La philosophie, langue morte. « La langue des poètes est toujours une langue morte […] c’est curieux à se dire : une langue morte qui sert à donner plus de vie à la pensée. » Peut-être non pas une langue morte, mais un dialecte. Que philosophie et poésie parlent dans une langue qui est plus et moins qu’une langue, cela donne la mesure de leur rang, de leur vitalité particulière. Peser, juger le monde à l’aune d’un dialecte, d’une langue morte et, néanmoins, jaillissante, où il n’y a pas même à changer une virgule. Continue à parler ce dialecte, maintenant que la maison brûle.

Quelle est cette maison qui brûle ? Le pays où tu vis ou bien l’Europe, ou encore le monde entier ? Peut-être les maisons et les villes ont-elles déjà brûlé, depuis on ne sait combien de temps, dans un unique et immense brasier que nous avons feint de ne pas voir. De certaines il ne reste que quelques bouts de cloisons, de murs peints à fresque, un pan de toiture, des noms, des noms innombrables, déjà attaqués par le feu. Nous les recouvrons néanmoins si minutieusement de plâtres blancs et de mots trompeurs qu’ils semblent intacts. Nous vivons dans des maisons, des villes consumées de fond en comble comme si elles tenaient encore debout. Les gens feignent d’y habiter et sortent dans la rue masqués parmi les ruines comme s’il s’agissait encore des quartiers familiers d’autrefois.
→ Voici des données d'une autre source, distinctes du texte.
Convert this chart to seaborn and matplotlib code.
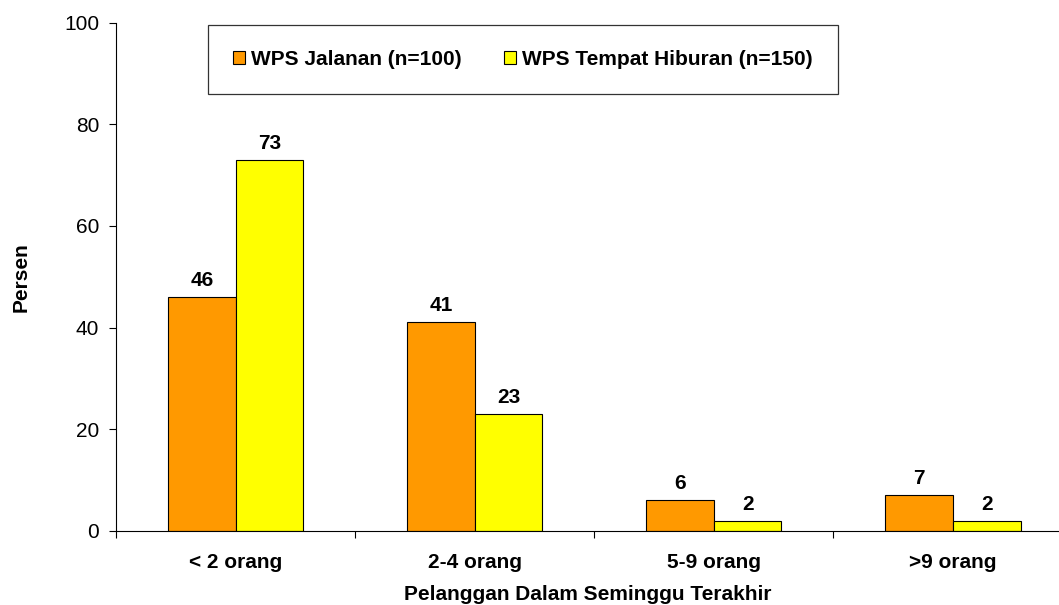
import matplotlib
matplotlib.use("Agg")
import matplotlib.pyplot as plt
import seaborn as sns
import pandas as pd

# Number of clients in the last week, by sex-worker group (percent)
categories = ["< 2 orang", "2-4 orang", "5-9 orang", ">9 orang"]
series_names = ["WPS Jalanan (n=100)", "WPS Tempat Hiburan (n=150)"]
jalanan = [46, 41, 6, 7]
hiburan = [73, 23, 2, 2]
y_ticks = [0, 20, 40, 60, 80, 100]

colors = ["#FF9900", "#FFFF00"]

df = pd.DataFrame({
    "kategori": categories * 2,
    "persen": jalanan + hiburan,
    "kelompok": [series_names[0]] * len(categories) + [series_names[1]] * len(categories),
})

sns.set_style("ticks")
plt.rcParams["font.family"] = ["Liberation Sans", "DejaVu Sans"]
plt.rcParams.update({
    "text.color": "black",
    "axes.labelcolor": "black",
    "xtick.color": "black",
    "ytick.color": "black",
    "axes.edgecolor": "black",
})

W, H = 1059, 605
fig = plt.figure(figsize=(W / 100, H / 100), dpi=100)
ax = fig.add_axes([116 / W, (H - 530.7) / H, (W - 116) / W, 508 / H])

sns.barplot(data=df, x="kategori", y="persen", hue="kelompok",
            palette=colors, width=0.565, edgecolor="black", linewidth=0.8,
            saturation=1, ax=ax)

for cont in ax.containers:
    ax.bar_label(cont, fmt="%d", padding=5, fontsize=15, fontweight="bold", color="black")

ax.set_ylim(0, 100)
ax.set_yticks(y_ticks)
ax.set_xlim(-0.5, len(categories) - 0.557)

# category separators as short ticks, labels at the centres without ticks
ax.set_xticks([i - 0.5 for i in range(len(categories))], minor=True)
ax.tick_params(axis="x", which="major", length=0, pad=16, labelsize=15, labelcolor="black")
ax.tick_params(axis="x", which="minor", length=5, width=0.8, direction="out", color="black")
ax.tick_params(axis="y", length=5, width=0.8, direction="out", pad=7, labelsize=15,
               color="black", labelcolor="black")
for lab in ax.get_xticklabels():
    lab.set_fontweight("bold")

ax.set_xlabel("Pelanggan Dalam Seminggu Terakhir", fontsize=15, fontweight="bold",
              labelpad=9.5, color="black")
ax.set_ylabel("Persen", fontsize=15, fontweight="bold", labelpad=24, color="black")

for side in ("top", "right"):
    ax.spines[side].set_visible(False)
for side in ("left", "bottom"):
    ax.spines[side].set_color("black")
    ax.spines[side].set_linewidth(0.8)

handles, labels = ax.get_legend_handles_labels()
leg = ax.legend(handles, labels, ncol=2, loc="upper left",
                bbox_to_anchor=(208 / W, 1 - 25 / H), bbox_transform=fig.transFigure,
                borderaxespad=0, borderpad=1.2, fancybox=False, framealpha=1,
                edgecolor="#333333", handlelength=0.58, handleheight=0.58,
                handletextpad=0.3, columnspacing=2.0,
                prop={"size": 15, "weight": "bold"})
leg.get_frame().set_linewidth(0.9)
for t in leg.get_texts():
    t.set_color("black")
for h in leg.legend_handles:
    h.set_edgecolor("black")
    h.set_linewidth(0.8)

fig.savefig("out.png", dpi=100, facecolor="white")
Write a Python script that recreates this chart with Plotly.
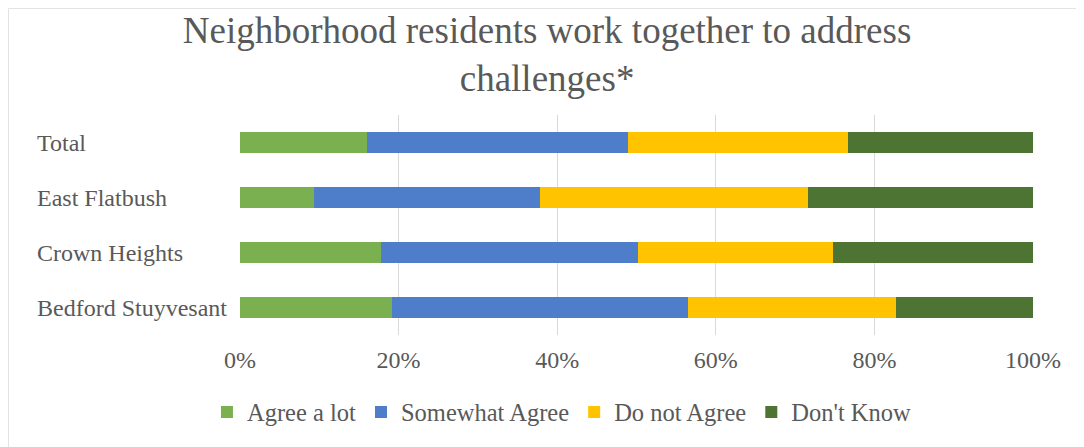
import plotly.graph_objects as go

categories = ["Total", "East Flatbush", "Crown Heights", "Bedford Stuyvesant"]
series_names = ["Agree a lot", "Somewhat Agree", "Do not Agree", "Don't Know"]
agree_a_lot = [16.0, 9.3, 17.8, 19.2]
somewhat_agree = [32.9, 28.5, 32.4, 37.3]
do_not_agree = [27.8, 33.8, 24.6, 26.2]
dont_know = [23.3, 28.4, 25.2, 17.3]
tick_vals = [0, 20, 40, 60, 80, 100]
tick_labels = ["0%", "20%", "40%", "60%", "80%", "100%"]
colors = ["#7ab04f", "#4e7dc9", "#ffc300", "#4e7434"]

FONT = "Liberation Serif"
TXT = "#595959"

fig = go.Figure()
for name, vals, col in zip(series_names, [agree_a_lot, somewhat_agree, do_not_agree, dont_know], colors):
    fig.add_trace(go.Bar(
        y=categories, x=vals, name=name, orientation="h",
        marker=dict(color=col, line=dict(width=0)),
    ))

for cat in categories:
    fig.add_annotation(
        x=-0.2585, xref="paper", y=cat, yref="y", text=cat, showarrow=False,
        xanchor="left", yanchor="middle", font=dict(family=FONT, size=24, color=TXT),
    )

fig.add_shape(type="rect", xref="paper", yref="paper", x0=-0.2919, x1=1.2, y0=-1.0, y1=1.484,
              line=dict(color="#e3e3e3", width=1), fillcolor="rgba(0,0,0,0)", layer="below")

fig.update_layout(
    barmode="stack",
    bargap=0.62,
    width=1076, height=439,
    margin=dict(l=232, r=51, t=107, b=112),
    paper_bgcolor="white", plot_bgcolor="white",
    title=dict(
        text="Neighborhood residents work together to address<br>challenges*",
        x=0.501, xanchor="center", xref="container",
        y=0.92, yanchor="middle", yref="container",
        font=dict(family=FONT, size=37, color=TXT),
    ),
    font=dict(family=FONT, size=24, color=TXT),
    legend=dict(
        orientation="h", x=0.406, xanchor="center", y=-0.35, yanchor="middle",
        font=dict(family=FONT, size=24.5, color=TXT), traceorder="normal",
        itemwidth=30,
    ),
    showlegend=True,
)
fig.update_xaxes(
    range=[0, 100], tickvals=tick_vals, ticktext=tick_labels,
    showgrid=True, gridcolor="#d9d9d9", gridwidth=1,
    zeroline=False, showline=False, ticks="", ticklabelstandoff=8,
    tickfont=dict(family=FONT, size=24, color=TXT),
)
fig.update_yaxes(
    autorange="reversed", showticklabels=False, showgrid=False, zeroline=False,
    showline=False, ticks="",
)

fig.write_html("out.html")
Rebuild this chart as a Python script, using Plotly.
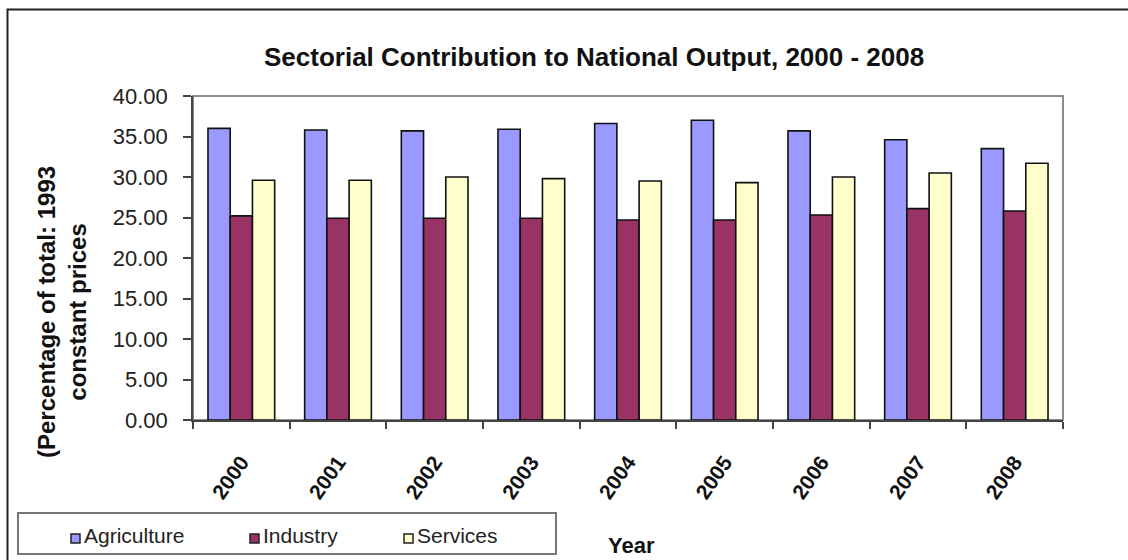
import plotly.graph_objects as go

# Sector shares of national output (% of total, 1993 constant prices)
years = ["2000", "2001", "2002", "2003", "2004", "2005", "2006", "2007", "2008"]
agriculture = [36.0, 35.8, 35.7, 35.9, 36.6, 37.0, 35.7, 34.6, 33.5]
industry = [25.2, 24.9, 24.9, 24.9, 24.7, 24.7, 25.3, 26.1, 25.8]
services = [29.6, 29.6, 30.0, 29.8, 29.5, 29.3, 30.0, 30.5, 31.7]

sectors = ["Agriculture", "Industry", "Services"]
colors = ["#9999FF", "#993366", "#FFFFCC"]
y_ticks = [0, 5, 10, 15, 20, 25, 30, 35, 40]

W, H = 1128, 560
L, R, T, B = 193, 65, 96, 140
PW, PH = W - L - R, H - T - B


def px_x(px):
    return (px - L) / PW


def px_y(py):
    return (H - B - py) / PH


FONT = "Liberation Sans, Arial, sans-serif"
EDGE = dict(color="#111111", width=1.6)

fig = go.Figure()
for name, vals, col in zip(sectors, [agriculture, industry, services], colors):
    fig.add_trace(go.Bar(name=name, x=years, y=vals,
                         marker=dict(color=col, line=EDGE)))

shapes = [
    # gray border of the plotting area
    dict(type="rect", xref="paper", yref="paper", x0=0, x1=1, y0=0, y1=1,
         line=dict(color="#8c8c8c", width=2), layer="below"),
    # outer chart frame
    dict(type="rect", xref="paper", yref="paper",
         x0=px_x(7.5), x1=px_x(1140), y0=px_y(580), y1=px_y(9.5),
         line=dict(color="#222222", width=2), layer="below"),
    # legend box
    dict(type="rect", xref="paper", yref="paper",
         x0=px_x(18), x1=px_x(556), y0=px_y(554), y1=px_y(513),
         line=dict(color="#777777", width=2), fillcolor="white", layer="above"),
]

annotations = [
    dict(text="<b>Sectorial Contribution to National Output, 2000 - 2008</b>",
         xref="paper", yref="paper", x=px_x(594), y=px_y(57),
         showarrow=False, font=dict(size=26, color="#111111"),
         xanchor="center", yanchor="middle"),
    dict(text="<b>(Percentage of total: 1993<br>constant prices</b>",
         xref="paper", yref="paper", x=px_x(62), y=px_y(312),
         showarrow=False, textangle=-90, font=dict(size=24, color="#111111"),
         xanchor="center", yanchor="middle"),
    dict(text="<b>Year</b>", xref="paper", yref="paper",
         x=px_x(631), y=px_y(545), showarrow=False,
         font=dict(size=22, color="#111111"),
         xanchor="center", yanchor="middle"),
]

# legend entries: small swatch followed by the series name
legend_swatch_x = [71, 250, 404]
for sx, name, col in zip(legend_swatch_x, sectors, colors):
    shapes.append(dict(type="rect", xref="paper", yref="paper",
                       x0=px_x(sx), x1=px_x(sx + 9), y0=px_y(543), y1=px_y(534),
                       line=dict(color="#222222", width=1.5), fillcolor=col,
                       layer="above"))
    annotations.append(dict(text=name, xref="paper", yref="paper",
                            x=px_x(sx + 11), y=px_y(535), showarrow=False,
                            xanchor="left", yanchor="middle",
                            font=dict(size=21, color="#222222")))

fig.update_layout(
    width=W, height=H, autosize=False,
    margin=dict(l=L, r=R, t=T, b=B, pad=0),
    paper_bgcolor="white", plot_bgcolor="white",
    barmode="group", bargap=0.31, bargroupgap=0,
    font=dict(family=FONT, color="#111111"),
    showlegend=False,
    xaxis=dict(
        type="category", tickson="boundaries", ticks="outside", ticklen=7,
        tickcolor="#444444", tickwidth=1.5,
        showline=True, linecolor="#444444", linewidth=1.5,
        showgrid=False, tickangle=-55, ticklabelstandoff=20,
        tickfont=dict(size=21, family=FONT, color="#111111", weight="bold"),
    ),
    yaxis=dict(
        range=[0, 40], tickvals=y_ticks, tickformat=".2f",
        ticks="outside", ticklen=8, tickcolor="#444444", tickwidth=1.5,
        showline=True, linecolor="#444444", linewidth=1.5,
        showgrid=False, zeroline=False, ticklabelstandoff=11,
        tickfont=dict(size=22, color="#222222"),
    ),
    shapes=shapes,
    annotations=annotations,
)

fig.write_html("out.html")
Aujourd’hui la flamme a changé de forme et de nature, elle s’est faite digitale, invisible et froide, mais par là aussi justement toujours plus proche ; elle rôde et nous encercle à chaque instant.

Qu’une civilisation – une barbarie – sombre pour ne pas se relever, cela est déjà survenu et les historiens sont habitués à marquer et dater les ruptures et les naufrages. Mais comment témoigner d’un monde qui va vers sa ruine les yeux bandés et le visage couvert, d’une république qui s’effondre sans lucidité ni fierté, dans l’abjection et la peur ? Leur aveuglement est d’autant plus désespéré que les naufragés prétendent gouverner leur propre naufrage, ils jurent que tout peut être tenu techniquement sous contrôle, qu’il n’y a besoin ni d’un nouveau dieu ni d’un nouveau ciel – mais seulement d’interdits, d’experts et de médecins. Panique et escroquerie.